Вслед за ними, наклонив голову, шел старшина без ремня и с расстегнутым воротником гимнастерки, его сопровождали два автоматчика. В середине нашего строя они остановились, а старшину подвели к самому краю траншеи, и зачитали приговор, в котором говорилось о том, что Сидоренко Иван Максимович (фамилия вымышленная, настоящей я не помню), рождения 1918, женат, имеет двоих детей, во время кратковременной остановки в одном из небольших сел надругался над несовершеннолетней чехословацкой школьницей, исход — тяжелые последствия. Своими действиями он скомпрометировал высокое звание советского воина, всю нашу победоносную армию, несущую народам Запада свободу от фашистского ига. За преступление, совершенное перед нашей армией и дружественным нам чехословацким народом, старшина Сидоренко приговорен к высшей мере наказания — расстрелу. Приговор окончательный, обжалованию не подлежит.

Весь строй вздрогнул и смотрел на старшину, приговоренного к смерти. Даже после зачтения приговора военного трибунала стоящие в строю солдаты не верили в исполнение приговора. Не может кончиться такой смертью жизнь боевого старшины, думали мы. Ведь старшина в части с первого дня формирования дивизии в Бийске. Он прошел от Воронежа через всю Украину, Молдавию, Румынию, Венгрию и вошел в Чехословакию победителем. Его боевые заслуги отмечены правительственными наградами.

И вот словно артиллерийский выстрел прозвучал голос судьи: «К смерти». Все, что угодно: разжалование, штрафной батальон, наконец тюрьма, но только не это — так думали солдаты, стоя плотной шеренгой вдоль траншеи. Не может кончиться смертью, думал и я.

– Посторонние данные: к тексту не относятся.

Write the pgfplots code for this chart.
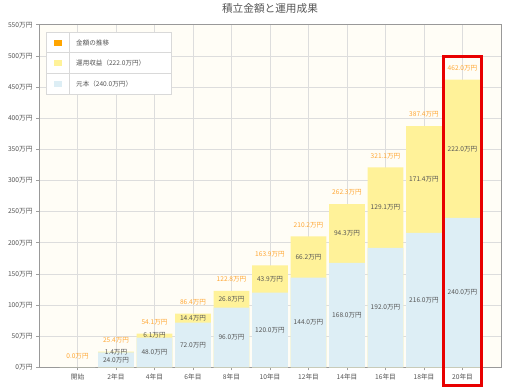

Захлопнув свою папку, судья-офицер отошел подальше от осужденного и приказал: «Привести приговор в исполнение!». Из группы офицеров быстро вышел старший лейтенант и скомандовал: «Кругом!». Старшина встрепенулся, но выполнил команду по всей форме, застыл лицом к траншее — к своей могиле. «Три шага вперед, шагом марш!» — последовала очередная команда. Старшина шагнул шаг, другой смотреть было невыносимо. Я хотел сглотнуть слюну, но во рту все пересохло. На лбу выступил пот. Раздалась очередная команда, жесткая, хладнокровная: «Огонь!». После коротких очередей, выпущенных одновременно из нескольких автоматов, старшина рухнул на дно траншеи. Несколько солдат, орудуя саперными лопатками, моментально сравняли траншею, где лежал старшина, с уровнем основания грунта. Ни бугорка, ни холмика не осталось на месте захоронения. После этого колонны разошлись.

Многое промелькнуло в голове, пока шли в колоне к своим боевым порядкам. Вспоминалась и Зоя Космодемьянская — поруганная и покалеченная была повешена в Петрищево, и таких случаев были десятки и, может быть, сотни тысяч. Кто за них ответил? Над советским старшиной была устроена жестокая расправа. Нам говорили, что это была показательная казнь в назидание всем остальным. Назидания не получилось. Наш солдат ломился все дальше на запад, и аналогичные случаи нередко повторялись. Вот она какая война, фронт. Здесь никто не шутил: ни солдат, ни генерал.

Какого содержания получили сообщение его жена и двое детей, мне было неизвестно. Вероятнее всего: пропал без вести. Война все спишет».